Cassilly criticized the District Court commissioner for setting bails for the defendants, which prolonged their incarceration, on charges that he thought should have been handled with citations.
"I felt like they had already been prosecuted," Cassilly said of the protesters. "I felt like we spent enough fire and fury on this thing. Enough is enough. Let everyone sort it out in some other forum and not with criminal charges."
Motorists complain to police about protesters
Caller 1: "They have humongous, like, life-sized posters of dead babies. … I want to know if this is legal and if they're allowed to be doing this because it is extremely disturbing. … I have to pull over because I am terribly crying. … You have to go there, you'll be absolutely appalled."
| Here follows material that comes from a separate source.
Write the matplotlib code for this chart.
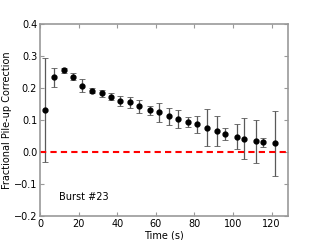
import matplotlib
matplotlib.use("Agg")
import matplotlib.pyplot as plt
import numpy as np

# Data
t = np.array([2.5, 7.2, 12.2, 17.0, 22.0, 27.0, 32.0, 36.8, 41.7, 46.7,
              51.3, 56.9, 61.7, 66.8, 71.6, 76.6, 81.6, 86.5, 91.5, 96.0,
              101.9, 105.9, 112.0, 115.8, 121.8])
frac = np.array([0.132, 0.233, 0.256, 0.235, 0.207, 0.192, 0.183, 0.172, 0.160, 0.155,
                 0.143, 0.131, 0.124, 0.112, 0.103, 0.093, 0.087, 0.076, 0.066, 0.057,
                 0.048, 0.042, 0.034, 0.031, 0.027])
err = np.array([0.163, 0.029, 0.008, 0.011, 0.020, 0.009, 0.011, 0.011, 0.015, 0.016,
                0.021, 0.014, 0.029, 0.027, 0.028, 0.015, 0.027, 0.057, 0.046, 0.019,
                0.039, 0.065, 0.067, 0.014, 0.102])

plt.rcParams['font.size'] = 7
fig = plt.figure(figsize=(3.2, 2.4), dpi=100)
ax = fig.add_axes([0.125, 0.1, 0.775, 0.8])

ax.errorbar(t, frac, yerr=err, fmt='o', color='k', ms=3.5,
            ecolor='0.35', elinewidth=0.9, capsize=2, capthick=0.6)
ax.axhline(0.0, color='red', ls='--', lw=1.5, dashes=(3, 2))
ax.text(9.8, -0.14, 'Burst #23', va='center', ha='left')

ax.set_xlim(0, 128.5)
ax.set_ylim(-0.2, 0.4)
ax.set_xticks([0, 20, 40, 60, 80, 100, 120])
ax.set_yticks([-0.2, -0.1, 0.0, 0.1, 0.2, 0.3, 0.4])
ax.set_xlabel('Time (s)', labelpad=1)
ax.set_ylabel('Fractional Pile-up Correction', labelpad=1)

for s in ax.spines.values():
    s.set_color('0.6')
    s.set_linewidth(1.2)
ax.tick_params(direction='in', top=True, right=True, color='0.6',
               length=3, pad=2)

fig.savefig('out.png', dpi=100)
Caller 2: "I don't care about the politics … they got these huge graphic pictures of dead babies. … They're real pictures, not cartoons. You know, this is disgusting to me, and I can't believe someone would go and put these up for people to see. ... It's absolutely awful."
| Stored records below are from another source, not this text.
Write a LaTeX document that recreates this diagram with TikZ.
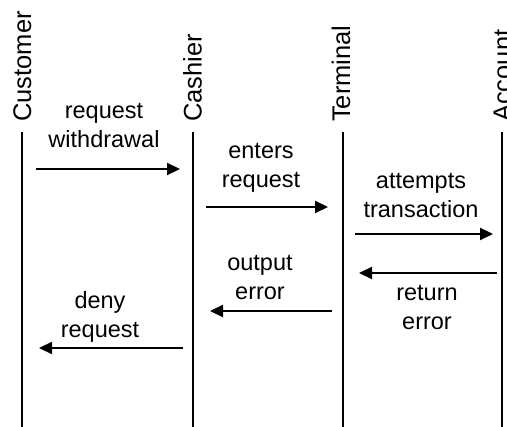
\documentclass[tikz,border=0pt]{standalone}
\usepackage{fontspec}
\setmainfont{Liberation Sans}
\usetikzlibrary{arrows.meta}
\begin{document}
\begin{tikzpicture}[x=1pt,y=-1pt,
  lifeline/.style={line width=2pt},
  actor/.style={rotate=90,anchor=base west,inner sep=0pt,
    font=\fontsize{25.5}{30}\selectfont},
  msg/.style={line width=2.2pt,-{Triangle[length=13pt,width=12pt]}},
  msglabel/.style={anchor=base,inner sep=0pt,align=center,
    font=\fontsize{23.5}{29}\selectfont}]
  \useasboundingbox (0,0) rectangle (507,427);
  \clip (0,0) rectangle (507,427);

  % lifelines
  \coordinate (cuT) at (22,132);  \coordinate (cuB) at (22,427);
  \coordinate (caT) at (193,132); \coordinate (caB) at (193,427);
  \coordinate (teT) at (343,132); \coordinate (teB) at (343,427);
  \coordinate (acT) at (502,132); \coordinate (acB) at (502,427);
  \draw[lifeline] (cuT) -- (cuB);
  \draw[lifeline] (caT) -- (caB);
  \draw[lifeline] (teT) -- (teB);
  \draw[lifeline] (acT) -- (acB);

  % participant names
  \node[actor] (cu) at (31,122) {Customer};
  \node[actor] (ca) at (201.5,122) {Cashier};
  \node[actor] (te) at (350,122) {Terminal};
  \node[actor] (ac) at (511,122) {Account};

  % message end points
  \coordinate (m1a) at (36,169);  \coordinate (m1b) at (180,169);
  \coordinate (m2a) at (206,207); \coordinate (m2b) at (328,207);
  \coordinate (m3a) at (355,234); \coordinate (m3b) at (493,234);
  \coordinate (m4a) at (497,273); \coordinate (m4b) at (359,273);
  \coordinate (m5a) at (332,311); \coordinate (m5b) at (210,311);
  \coordinate (m6a) at (183,348); \coordinate (m6b) at (39,348);

  \draw[msg] (m1a) -- (m1b);
  \draw[msg] (m2a) -- (m2b);
  \draw[msg] (m3a) -- (m3b);
  \draw[msg] (m4a) -- (m4b);
  \draw[msg] (m5a) -- (m5b);
  \draw[msg] (m6a) -- (m6b);

  % message labels (anchored at the baseline of the second line)
  \node[msglabel] (l1) at (104,148) {request\\withdrawal};
  \node[msglabel] (l2) at (261,188) {enters\\request};
  \node[msglabel] (l3) at (421,218) {attempts\\transaction};
  \node[msglabel] (l4) at (260,300) {output\\error};
  \node[msglabel] (l5) at (427,330) {return\\error};
  \node[msglabel] (l6) at (100,338) {deny\\request};
\end{tikzpicture}
\end{document}
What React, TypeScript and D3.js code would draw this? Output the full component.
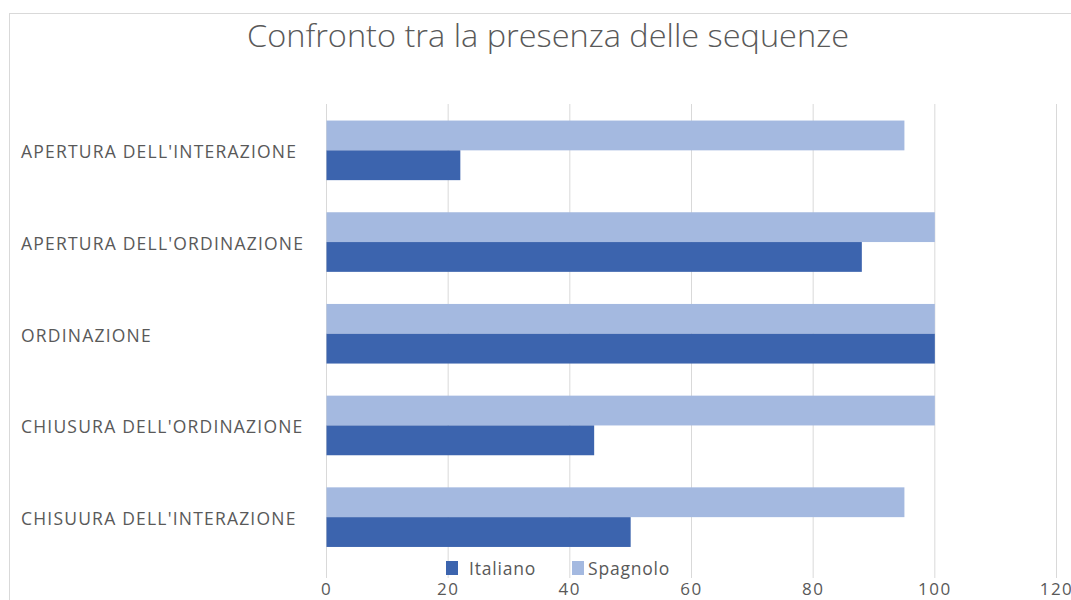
import React from "react";
import * as d3 from "d3";

const categories = [
  "APERTURA DELL'INTERAZIONE",
  "APERTURA DELL'ORDINAZIONE",
  "ORDINAZIONE",
  "CHIUSURA DELL'ORDINAZIONE",
  "CHISUURA DELL'INTERAZIONE",
];
const seriesNames = ["Spagnolo", "Italiano"];
const spagnolo = [95, 100, 100, 100, 95];
const italiano = [22, 88, 100, 44, 50];
const xTicks = [0, 20, 40, 60, 80, 100, 120];
const title = "Confronto tra la presenza delle sequenze";

const colors: Record<string, string> = { Italiano: "#3C64AE", Spagnolo: "#A4B9E0" };
const FONT = "'Open Sans', 'Noto Sans', sans-serif";

export default function App() {
  const W = 1071, H = 600;
  const x = d3.scaleLinear().domain([0, 120]).range([326.5, 1056.5]);
  const y = d3.scaleBand<string>().domain(categories).range([104.5, 563]).paddingInner(0.35).paddingOuter(0.175);
  const inner = d3.scaleBand<string>().domain(seriesNames).range([0, y.bandwidth()]);
  const values: Record<string, number[]> = { Spagnolo: spagnolo, Italiano: italiano };

  return (
    <svg width={W} height={H} style={{ position: "absolute", left: 0, top: 0, background: "#fff" }}>
      <rect x={9.5} y={13.5} width={1100} height={700} fill="#fff" stroke="#d9d9d9" />
      <text x={548} y={47} textAnchor="middle" fontFamily={FONT} fontSize={31} fill="#595959" fontWeight={300}
        textLength={602} lengthAdjust="spacingAndGlyphs">{title}</text>
      {xTicks.map((t) => (
        <line key={t} x1={x(t)} x2={x(t)} y1={104} y2={578} stroke="#d9d9d9" strokeWidth={1} />
      ))}
      {categories.map((c, i) => (
        <g key={c} transform={`translate(0,${y(c)})`}>
          {seriesNames.map((s) => (
            <rect key={s} x={x(0)} y={inner(s)} width={x(values[s][i]) - x(0)} height={inner.bandwidth()} fill={colors[s]} />
          ))}
          <text x={21} y={y.bandwidth() / 2 + 8} fontFamily={FONT} fontSize={17.5} letterSpacing={1.2} fill="#595959">{c}</text>
        </g>
      ))}
      {xTicks.map((t) => (
        <text key={t} x={x(t)} y={595} textAnchor="middle" fontFamily={FONT} fontSize={17} letterSpacing={1.5} fill="#595959">{t}</text>
      ))}
      <g>
        <rect x={446} y={561} width={12} height={14} fill={colors.Italiano} />
        <text x={469} y={575} fontFamily={FONT} fontSize={17.5} letterSpacing={0.8} fill="#595959">Italiano</text>
        <rect x={572} y={561} width={12} height={14} fill={colors.Spagnolo} />
        <text x={588} y={575} fontFamily={FONT} fontSize={17.5} letterSpacing={0.8} fill="#595959">Spagnolo</text>
      </g>
    </svg>
  );
}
Caller 3: "These pictures are offensive, and I don't think they should be allowed to show them."
Caller 4: "I have kids in the car and they're upset about it and it's just not right. ... It's quite disturbing, and I almost got into an accident because of it. ... I mean, I understand what they are trying to do is all wrong, but I don't mind but to have like, ugh, it was awful."
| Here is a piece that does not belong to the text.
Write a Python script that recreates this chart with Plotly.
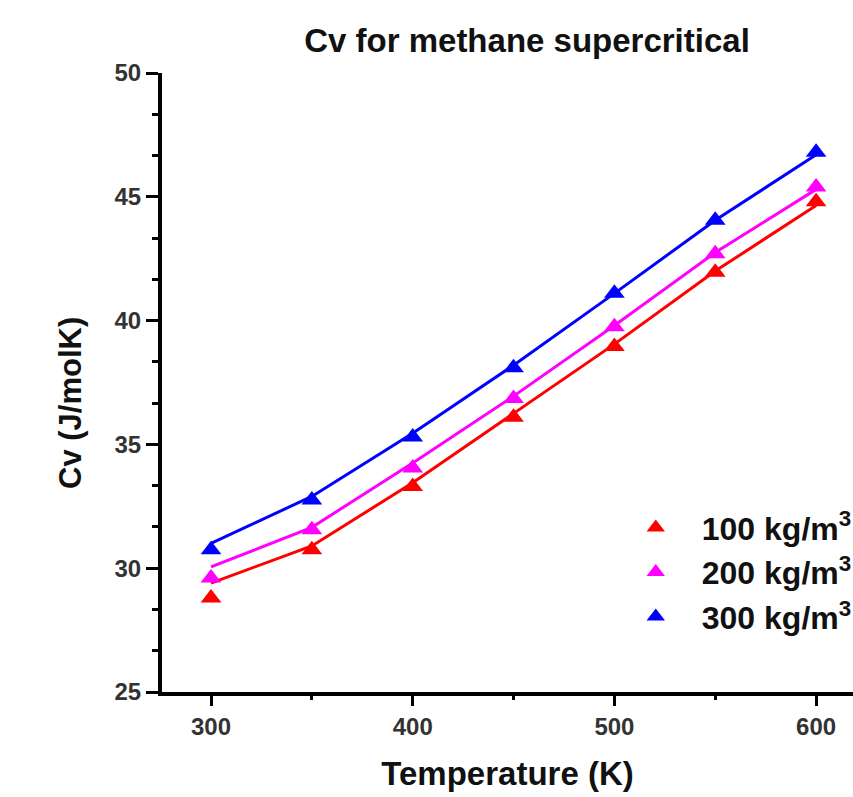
import plotly.graph_objects as go

temperature = [300, 350, 400, 450, 500, 550, 600]

# measured points (markers)
cv_100 = [28.8, 30.75, 33.3, 36.1, 38.95, 41.95, 44.8]
cv_200 = [29.6, 31.55, 34.05, 36.85, 39.75, 42.7, 45.4]
cv_300 = [30.75, 32.75, 35.3, 38.1, 41.1, 44.05, 46.8]

# model curves (lines)
fit_100 = [29.4, 30.9, 33.45, 36.25, 39.05, 42.0, 44.65]
fit_200 = [30.05, 31.65, 34.25, 36.95, 39.8, 42.75, 45.3]
fit_300 = [31.0, 32.9, 35.45, 38.2, 41.1, 44.05, 46.7]

series_names = ["100 kg/m<sup>3</sup>", "200 kg/m<sup>3</sup>", "300 kg/m<sup>3</sup>"]
colors = ["#ff0000", "#ff00ff", "#0000ff"]

font_family = "Arial, Liberation Sans, sans-serif"

fig = go.Figure()

for fit, c in zip([fit_100, fit_200, fit_300], colors):
    fig.add_trace(go.Scatter(x=temperature, y=fit, mode="lines",
                             line=dict(color=c, width=3), showlegend=False,
                             hoverinfo="skip"))

for pts, c, n in zip([cv_100, cv_200, cv_300], colors, series_names):
    fig.add_trace(go.Scatter(x=temperature, y=pts, mode="markers", name=n,
                             marker=dict(symbol="triangle-up", size=18, color=c,
                                         line=dict(width=0))))

fig.update_layout(
    width=853, height=797,
    margin=dict(l=162, r=0, t=73, b=105, pad=0, autoexpand=False),
    paper_bgcolor="white", plot_bgcolor="white",
    font=dict(family=font_family, color="#111", weight="bold"),
    title=dict(text="Cv for methane supercritical", x=527/853, xanchor="center",
               y=1 - 40/797, yanchor="middle",
               font=dict(size=33, family=font_family, color="#111", weight="bold")),
    showlegend=True,
    legend=dict(x=0.648, xanchor="left", y=0.31, yanchor="top",
                bgcolor="rgba(0,0,0,0)", itemwidth=82,
                font=dict(size=32, family=font_family, color="#111", weight="bold"),
                tracegroupgap=0),
    annotations=[dict(text="Cv (J/molK)", textangle=-90, xref="paper", yref="paper",
                      x=(70 - 162) / 691, y=(692 - 403) / 619,
                      xanchor="center", yanchor="middle", showarrow=False,
                      font=dict(size=31, family=font_family, color="#111", weight="bold"))],
)

fig.update_xaxes(
    range=[275.7, 618.3], showgrid=False, zeroline=False,
    showline=True, linecolor="black", linewidth=4,
    ticks="outside", ticklen=10, tickwidth=3, tickcolor="black",
    tickvals=[300, 400, 500, 600],
    tickfont=dict(size=24, family=font_family, color="#333", weight="bold"),
    minor=dict(ticks="outside", tickvals=[350, 450, 550], ticklen=4, tickwidth=3, tickcolor="black"),
    title=dict(text="Temperature (K)", standoff=24,
               font=dict(size=33, family=font_family, color="#111", weight="bold")),
)

fig.update_yaxes(
    range=[25, 50], showgrid=False, zeroline=False,
    showline=True, linecolor="black", linewidth=4,
    ticks="outside", ticklen=12, tickwidth=3, tickcolor="black",
    tickvals=[25, 30, 35, 40, 45, 50],
    tickfont=dict(size=24, family=font_family, color="#333", weight="bold"),
    minor=dict(ticks="outside", dtick=5/3, tick0=25, ticklen=6, tickwidth=3, tickcolor="black"),
)

fig.write_html("out.html")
Source: Maryland State Police 911 calls
Police discuss anti-abortion protesters
Maryland State Police Sgt. Donna Bohlen, to a colleague: "We had about 30 to 50 anti-abortionists interrupting my roadways. … I want to find out what I can tell them and what I can't tell them, you know what I mean? … Because I am about to tell them to get the hell out of this county."
Harford County Assistant State's Attorney H. Scott Lewis: "Because what they're doing is, it isn't just at this point a mild protest. It's actually maybe something even under the traffic code for obstruction, or you know, basically causing obstruction."
Trooper First Class Thomas Mohr: "Yes, obstructing free flow."
Lewis: "Well, I mean they can but the reality is they can't obstruct, you know, you are talking rush-hour traffic in Bel Air. They're obstructing traffic, in, also if you hope that some of your troopers know how far you know traffic was being backed up and impacted."
Mohr: "They just want to know where they stood."
Lewis: "Yeah, I mean as far as them being on the roadway with all that crap."
Later Bohlen said to a Harford County sheriff's lieutenant: "We just locked up 15 to 20 protesters or we're in the process of doing that. … They all have the graphic pictures and they're walking into traffic and everything."
Lieutenant: "Oh no."
Bohlen: "OK, we told them to leave the county, and they waited an hour and did what they typically do ... . We told them if they did it again we're locking them up so can we borrow your paddy wagon to transport?"
The lieutenant said he would check, and a Lieutenant Williams called Bohlen back: "The captain said … we are not to get involved, so I don't know what to tell you on that deal."
Bohlen: "Are you kidding me?"
Williams: "I am not kidding you. I do not make stuff up."
Bohlen: "Oh, my goodness ..."
Williams: "Yeah, apparently we were told we could help keep the peace or whatever but that we were not to get involved as far as assisting with arrests or transports or something like that, so unfortunately if the captain said I can't do it, then I can't give you anything as far as the wagon or transport, so I apologize for that."
Bohlen, to a colleague: "They're bringing them all there and they can sit in a cell for an hour … and two or three or four and rot. … When a police officer tells them 'leave the county,' they are not kidding. It's not a joke, and they need to understand that is not acceptable behavior."